On m'a demandé, après, qu'elles étaient mes pensées. Cela peut sembler curieux, mais tout d'abord, je n'avais pas du tout peur. La mort n'a jamais été pour moi un ennemi à redouter. Pendant tout ce temps-là, j'avais l'impression d'être en dehors de moi-même, à regarder ce qui se passait autour de moi, sur moi, en moi. Je ne sentais pas de rancune envers cette Algérie qui m'avait accueilli pendant plus de quarante ans, je ne pouvais pas imaginer que l'Islam en lui-même m'aurait fait cela, et je n'avais pas non plus une haine pour celui qui m'avait fait ce coup-là. Mais je ne comprenais pas. J'essayais de comprendre, mais je n'arrivais pas à le faire. Et, en tout cela, la peur ne m'a jamais gagné, ni la pensée de fuir ce pays pour chercher refuge ailleurs. Cela aurait été, dans mon esprit, un mauvais témoignage, voire un contre-témoignage. Ce serait inadmissible.

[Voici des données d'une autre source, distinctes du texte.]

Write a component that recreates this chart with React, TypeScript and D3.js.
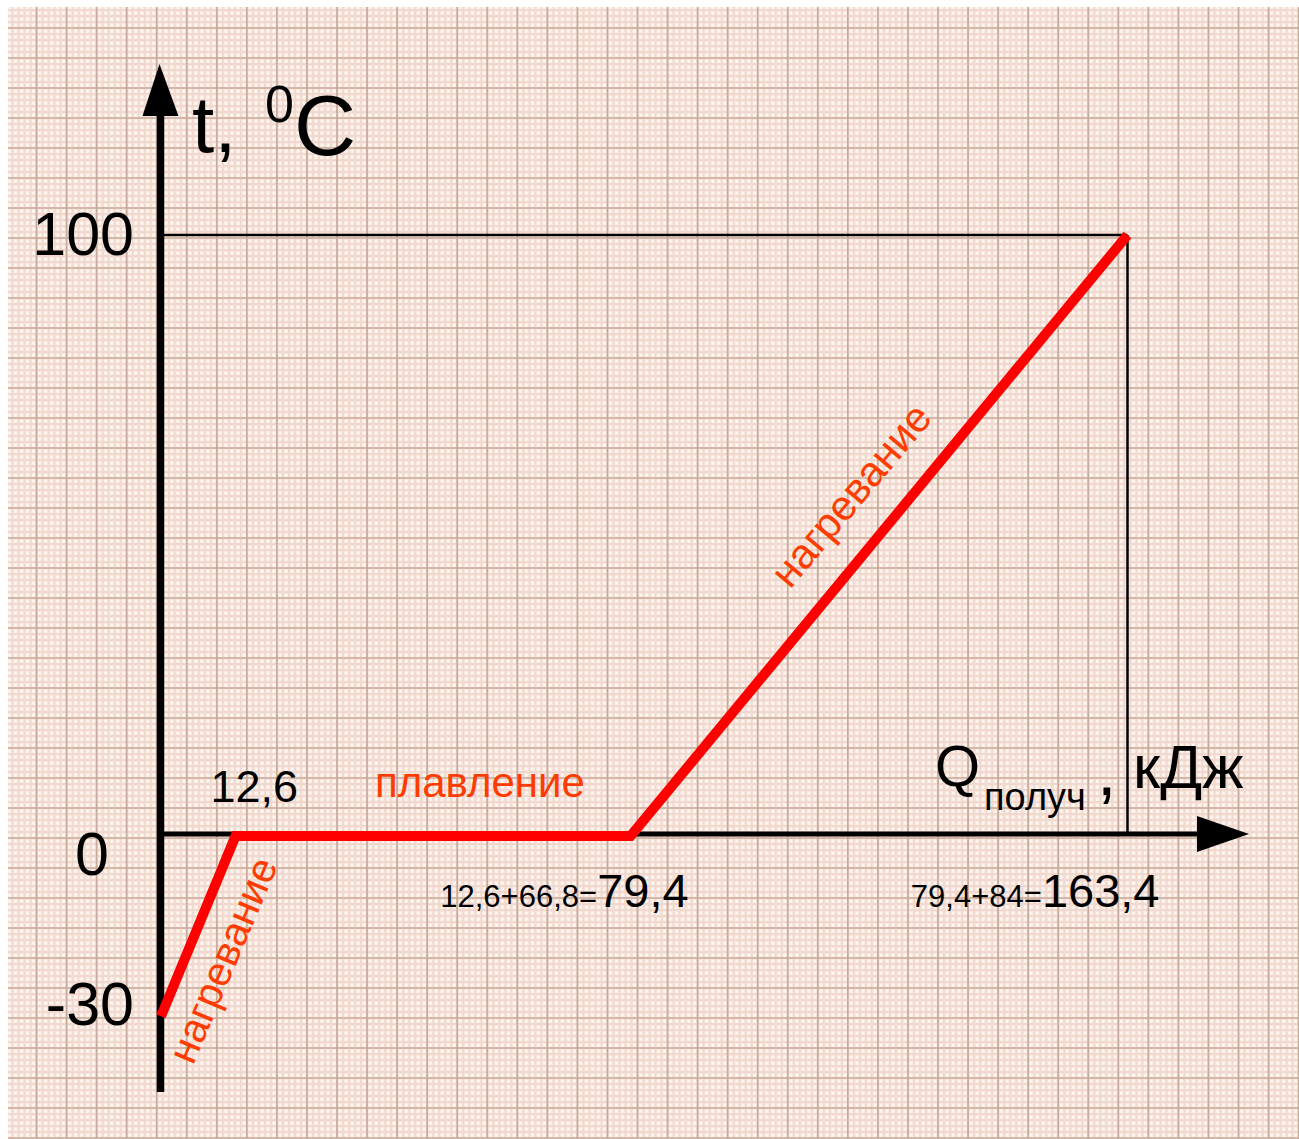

J'ai eu la conviction que ce que j'avais dit aux autres à maintes reprises était juste. Dieu ne nous envoie pas la souffrance, tout comme il ne nous en épargne pas, mais je sais qu'il nous accompagne dans l'épreuve, nous saisissant spirituellement la main pour dire sa présence dans tous les dangers. Je sais d'expérience personnelle ce que signifie marcher dans la vallée de l'ombre, et y être accompagné par le Seigneur. J'ai essayé pendant tout ce temps-là de faire comprendre cela à ceux, tant du personnel soignant, que des frères et soeurs de l'Eglise qui, eux aussi, m'ont accompagné. Je sais que ce message est passé, parce que le Seigneur était non seulement avec moi, mais aussi avec tous ceux qui m'entouraient, de loin ou de près. Je me sentais renforcé par l'amour fraternel, par la prière de chacun de ceux qui me remettaient au Seigneur, par la conviction de tout un chacun que la victoire était au bout de l'expérience, que la souffrance fait partie de notre cheminement avec le Seigneur.